PETALING JAYA (Dec 28): The previous government administration pushed infrastructure development in Malaysia between 2009 and 2018 but also left the country with a mountain of debt, the Edge reported today.

The report said projects such as the extension of the light rail transit (LRT) in the Klang Valley to the Second Penang Bridge contributed to the economy and directly benefited a host of construction and construction-related companies but required a lot of borrowed money made worse by ballooning costs.

The construction boom ended after the 14th general election (GE14) in May 2018 when the new Pakatan Harapan government reviewed and downsized several big-ticket infrastructure projects.

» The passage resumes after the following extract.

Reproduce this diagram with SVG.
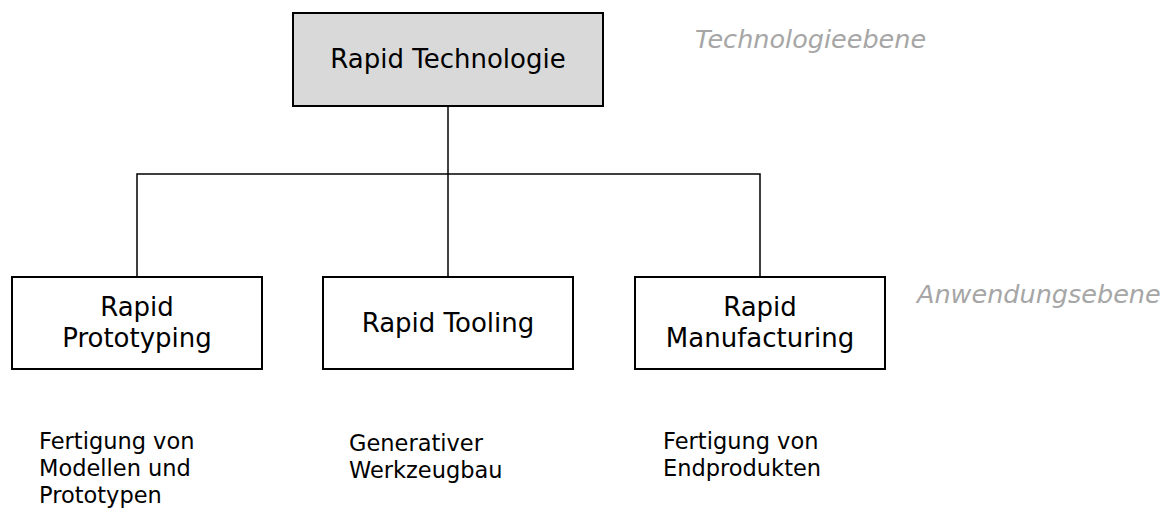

The Edge said Malaysia’s infrastructure binge began after Najib mooted his signature Economic Transformation Programme (ETP) in September 2010 to double Malaysia’s per capita income to US$15,000 by 2020 and achieve a high-income nation status, which required about US$444 billion of investments from both the public and private sectors.

Among the huge infrastructure projects promoted as part of the ETP were the extension of the LRT line to Putra Heights at a cost of RM10 billion, the RM23 billion Sungai Buloh-Kajang mass rapid transit (MRT1) and the RM4.5 billion Second Penang Bridge.

Another expensive project was the Kuala Lumpur International Airport 2 (klia2), whose cost ballooned to RM4 billion from the initial budget of RM1.6 billion.

The Perumahan Rakyat 1Malaysia (PR1MA) affordable housing scheme received about RM8 billion to deliver a million homes by 2020 but only 16,682 units were completed. The project is currently being restructured by the new government administration.

The Pakatan Harapan government also decided to postpone the Kuala Lumpur–Singapore high speed rail (HSR) project until May 2020, reduce the scale of Bandar Utama–Johan Setia LRT (LRT3) as well as renegotiate contracts for Sungai Buloh-Serdang-Putrajaya MRT (MRT2) with MMC-Gamuda. The cost of the East Coast Rail Link (ECRL) was also reduced from the original RM65.5 billion as the link was realigned.

The government reviews also discovered payment irregularities in the the RM10.4 billion Trans-Sabah Gas Pipeline (TSGP) and Multi-Product Pipeline (MPP) projects in Sabah, as RM8.3 billion or 88% of the RM9.4 billion contract value had been paid out, even though only 13% of the work had been completed. The projects have since been scrapped, although negotiations are still ongoing between the government and the parties involved.

The Edge said critics questioned the viability of some of the infrastructure projects and their benefit to Malaysia while others argue that terminating contracts awarded by the previous administration will hit the country’s reputation as a stable and attractive investment destination.